MONEYVAL states Ukraine faces considerable money laundering risks due to the corruption and illegal economic activities, including fictitious entrepreneurship, tax evasion and fraud.
"The sheer size of the shadow economy exacerbated by the widespread use of cash makes the country especially vulnerable. Among the prevalent mechanisms to launder money in Ukraine are the so-called conversions centres through which funds are siphoned from the real to the shadow economy, and which are used to convert proceeds into cash and transfer them out of the country," the report says.
At the same time, MONEYVAL says the Ukrainian authorities demonstrate a reasonably good understanding of ML/FT risks. However, understanding could be enhanced in such areas as cross-border risks and risks posed by the non-profit sector and legal persons. Besides, more robust statistics should back up the risk analysis.
Read alsoPoroshenko expects lawmakers to pass bill on anti-corruption court next sessionIt is also reported that since the last evaluation in 2009, Ukraine has taken a number of welcome steps, namely the adoption of a dedicated law in 2014 strengthening the procedure of financial monitoring and enhancing efforts to fight corruption through the establishment of the National Anti-corruption Bureau (NABU) of Ukraine and the Specialized National Anti-corruption Prosecutor's Office. Other positive initiatives, the report reads, include "very significant efforts" by the National Bank of Ukraine to remove criminals from having controls of banks, and the successful development of complex money laundering cases.

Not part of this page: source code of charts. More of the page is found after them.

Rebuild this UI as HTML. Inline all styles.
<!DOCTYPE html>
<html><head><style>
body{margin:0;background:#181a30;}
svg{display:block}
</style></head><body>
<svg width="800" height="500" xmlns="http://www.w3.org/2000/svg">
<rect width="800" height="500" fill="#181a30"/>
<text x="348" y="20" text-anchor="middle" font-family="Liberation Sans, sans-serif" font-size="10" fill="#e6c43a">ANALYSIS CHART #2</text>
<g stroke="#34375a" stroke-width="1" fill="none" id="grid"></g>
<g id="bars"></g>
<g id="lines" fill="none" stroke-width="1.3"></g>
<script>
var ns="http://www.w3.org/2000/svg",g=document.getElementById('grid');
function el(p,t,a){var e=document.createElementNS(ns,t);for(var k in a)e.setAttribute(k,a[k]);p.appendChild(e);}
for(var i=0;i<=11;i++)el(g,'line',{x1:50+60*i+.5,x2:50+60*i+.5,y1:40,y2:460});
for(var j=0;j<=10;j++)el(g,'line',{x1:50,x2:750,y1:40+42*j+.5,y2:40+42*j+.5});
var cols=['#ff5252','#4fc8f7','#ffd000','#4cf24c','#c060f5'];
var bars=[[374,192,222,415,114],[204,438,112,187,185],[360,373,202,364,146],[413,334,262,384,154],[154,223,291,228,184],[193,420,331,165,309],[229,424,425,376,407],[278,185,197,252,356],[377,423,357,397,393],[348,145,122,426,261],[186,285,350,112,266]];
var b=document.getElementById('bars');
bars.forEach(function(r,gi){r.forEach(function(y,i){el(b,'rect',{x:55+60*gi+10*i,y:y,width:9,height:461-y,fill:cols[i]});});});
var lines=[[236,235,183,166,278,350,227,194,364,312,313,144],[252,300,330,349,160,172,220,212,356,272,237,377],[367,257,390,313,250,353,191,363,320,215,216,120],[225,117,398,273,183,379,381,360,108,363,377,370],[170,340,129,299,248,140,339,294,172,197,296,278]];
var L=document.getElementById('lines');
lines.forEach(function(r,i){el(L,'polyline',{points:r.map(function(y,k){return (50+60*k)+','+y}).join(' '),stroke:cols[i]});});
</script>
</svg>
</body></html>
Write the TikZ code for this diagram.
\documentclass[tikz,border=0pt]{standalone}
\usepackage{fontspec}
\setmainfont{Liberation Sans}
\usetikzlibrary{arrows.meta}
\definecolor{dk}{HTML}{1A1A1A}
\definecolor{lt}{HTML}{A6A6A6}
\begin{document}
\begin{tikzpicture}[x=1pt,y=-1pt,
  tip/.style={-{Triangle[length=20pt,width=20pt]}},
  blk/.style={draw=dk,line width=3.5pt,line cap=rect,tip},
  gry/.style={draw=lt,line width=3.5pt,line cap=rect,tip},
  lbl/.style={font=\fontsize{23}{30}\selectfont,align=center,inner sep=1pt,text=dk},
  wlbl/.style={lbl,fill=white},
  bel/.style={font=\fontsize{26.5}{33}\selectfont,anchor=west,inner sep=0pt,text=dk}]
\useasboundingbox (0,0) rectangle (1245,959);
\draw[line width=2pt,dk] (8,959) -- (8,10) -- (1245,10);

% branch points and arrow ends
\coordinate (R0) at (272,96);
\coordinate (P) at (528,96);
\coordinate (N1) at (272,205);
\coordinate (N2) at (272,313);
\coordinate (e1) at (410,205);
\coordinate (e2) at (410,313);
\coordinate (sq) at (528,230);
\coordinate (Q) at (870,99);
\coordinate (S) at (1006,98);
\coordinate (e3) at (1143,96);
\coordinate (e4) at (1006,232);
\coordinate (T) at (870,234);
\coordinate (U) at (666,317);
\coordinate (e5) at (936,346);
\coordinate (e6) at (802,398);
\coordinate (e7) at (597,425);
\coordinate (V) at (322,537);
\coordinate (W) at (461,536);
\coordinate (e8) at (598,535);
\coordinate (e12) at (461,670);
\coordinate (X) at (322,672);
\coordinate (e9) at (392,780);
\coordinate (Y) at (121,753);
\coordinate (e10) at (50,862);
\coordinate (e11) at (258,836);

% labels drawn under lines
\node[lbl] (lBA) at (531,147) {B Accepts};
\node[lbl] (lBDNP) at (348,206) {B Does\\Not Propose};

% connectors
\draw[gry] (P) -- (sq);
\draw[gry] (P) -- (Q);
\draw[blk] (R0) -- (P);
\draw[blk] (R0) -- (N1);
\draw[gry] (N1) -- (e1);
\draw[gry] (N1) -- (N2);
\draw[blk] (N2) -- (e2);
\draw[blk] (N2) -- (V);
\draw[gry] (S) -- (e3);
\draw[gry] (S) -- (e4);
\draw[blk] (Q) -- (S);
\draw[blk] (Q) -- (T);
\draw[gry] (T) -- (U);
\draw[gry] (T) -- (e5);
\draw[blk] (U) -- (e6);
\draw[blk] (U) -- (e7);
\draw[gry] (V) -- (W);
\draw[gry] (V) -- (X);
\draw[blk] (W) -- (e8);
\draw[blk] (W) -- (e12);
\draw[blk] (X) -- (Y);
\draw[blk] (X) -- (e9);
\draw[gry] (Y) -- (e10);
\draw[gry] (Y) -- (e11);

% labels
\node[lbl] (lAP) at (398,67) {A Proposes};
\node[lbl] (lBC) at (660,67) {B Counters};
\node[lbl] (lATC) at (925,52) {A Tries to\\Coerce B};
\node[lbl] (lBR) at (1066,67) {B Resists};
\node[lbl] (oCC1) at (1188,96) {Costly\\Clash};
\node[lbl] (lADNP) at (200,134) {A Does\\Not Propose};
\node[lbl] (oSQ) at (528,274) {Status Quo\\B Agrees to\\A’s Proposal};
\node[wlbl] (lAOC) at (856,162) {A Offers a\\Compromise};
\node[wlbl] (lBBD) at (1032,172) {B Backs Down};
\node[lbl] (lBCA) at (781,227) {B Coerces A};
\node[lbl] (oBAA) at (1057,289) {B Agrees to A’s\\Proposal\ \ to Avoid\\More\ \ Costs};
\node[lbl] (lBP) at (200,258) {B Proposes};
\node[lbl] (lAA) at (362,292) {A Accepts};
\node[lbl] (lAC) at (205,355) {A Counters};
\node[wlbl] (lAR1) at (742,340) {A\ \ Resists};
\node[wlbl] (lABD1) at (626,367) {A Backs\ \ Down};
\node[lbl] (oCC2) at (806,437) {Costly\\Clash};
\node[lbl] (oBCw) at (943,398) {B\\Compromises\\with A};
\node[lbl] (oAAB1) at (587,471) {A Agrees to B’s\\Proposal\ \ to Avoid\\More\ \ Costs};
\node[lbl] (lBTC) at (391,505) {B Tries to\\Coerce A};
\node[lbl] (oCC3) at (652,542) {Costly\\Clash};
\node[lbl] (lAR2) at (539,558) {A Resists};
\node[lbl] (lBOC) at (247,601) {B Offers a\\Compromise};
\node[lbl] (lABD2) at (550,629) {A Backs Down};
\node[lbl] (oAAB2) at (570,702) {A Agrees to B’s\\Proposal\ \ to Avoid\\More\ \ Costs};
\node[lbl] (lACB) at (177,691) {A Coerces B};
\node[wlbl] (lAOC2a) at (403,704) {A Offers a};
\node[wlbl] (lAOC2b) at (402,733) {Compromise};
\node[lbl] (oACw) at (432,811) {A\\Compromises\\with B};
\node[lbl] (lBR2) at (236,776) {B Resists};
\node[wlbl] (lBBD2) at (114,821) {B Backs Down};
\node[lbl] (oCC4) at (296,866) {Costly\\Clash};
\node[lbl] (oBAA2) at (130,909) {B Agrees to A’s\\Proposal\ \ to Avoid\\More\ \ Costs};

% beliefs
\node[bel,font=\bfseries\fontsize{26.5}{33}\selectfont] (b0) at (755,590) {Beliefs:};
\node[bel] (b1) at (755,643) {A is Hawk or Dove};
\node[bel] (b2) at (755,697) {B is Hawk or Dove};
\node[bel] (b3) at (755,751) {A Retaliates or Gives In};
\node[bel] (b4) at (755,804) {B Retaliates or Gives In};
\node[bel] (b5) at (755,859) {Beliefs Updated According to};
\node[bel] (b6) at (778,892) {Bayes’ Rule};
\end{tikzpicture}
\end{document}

"The Financial Intelligence Unit produces good quality operational analysis; mechanisms of data collection and processing have proved effective and resulted in a significant number of cases referred to the law enforcement agencies. However, the Unit finds itself at a critical juncture as its IT system is outdated, and staffing levels are no longer adequate to cope with an ever-increasing workload. If not urgently addressed, this is likely to have a negative effect on the Unit's effective functioning," MONEYVAL said.

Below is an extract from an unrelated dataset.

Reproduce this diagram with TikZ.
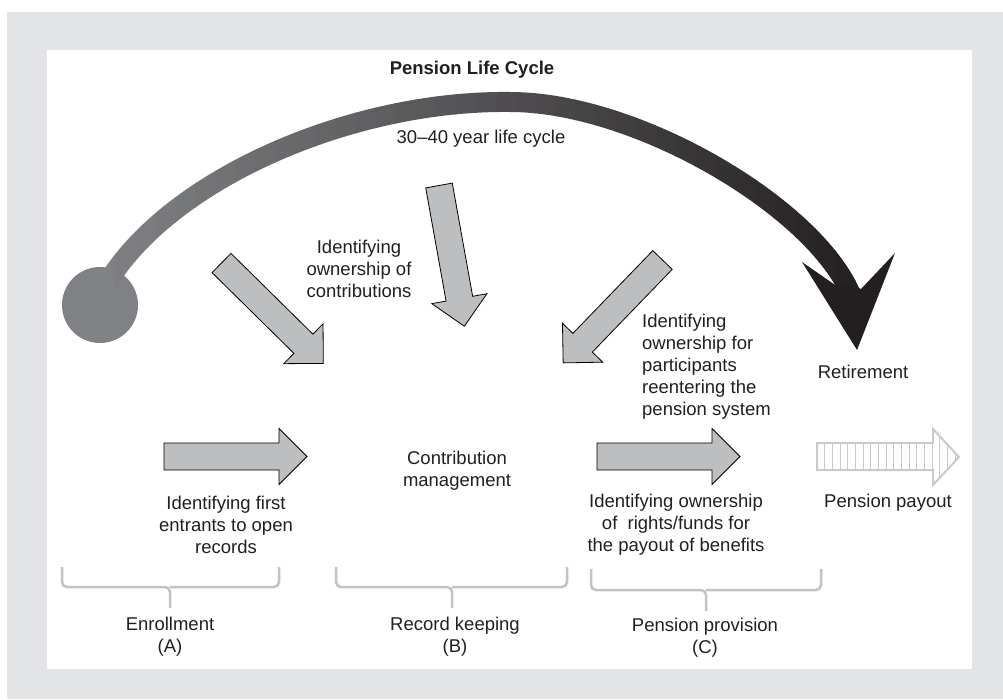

Money laundering is still essentially seen as a "secondary level" crime, an adjunct to a predicate offence. Whenever a sentence for money laundering is given, it is almost always less than for the predicate offence. The sanctions generally need to be more dissuasive in practice, MONEYVAL experts underline. They recommend introducing a provision into a Criminal Code which would clearly state that a person may be convicted of money laundering, even in the absence of conviction for predicate offence.
It is also stressed that before 2014, money laundering prosecutions usually involved the "low hanging fruit", mostly local officials, rather than top-level figures. Since March 2014, the report further reads, active steps are being taken against persons with connections to the former regime; the complex investigations have resulted so far in two court convictions, one of which for money laundering in significant volumes. More prosecutions and convictions are required in cases involving high-level corruption, theft and embezzlement of State assets not only by persons connects with the former regime, but also by current state officials and their associates. Besides, even though the authorities have recently started aggressively restraining funds in high-level corruption cases with a view to confiscation, the confiscation regime does not appear to be applied consistently in all proceeds-generating cases.
"As far as terrorism financing is concerned, Ukraine has introduced it as a separate offence and is putting a system in place for countering it. However, there are still technical deficiencies that need to be addressed to bring the framework in line with international standards," reads the report.
Ukraine is to report back to MONEYVAL at the first Plenary in 2019 about the implementation of its recommendations under enhanced follow-up procedures.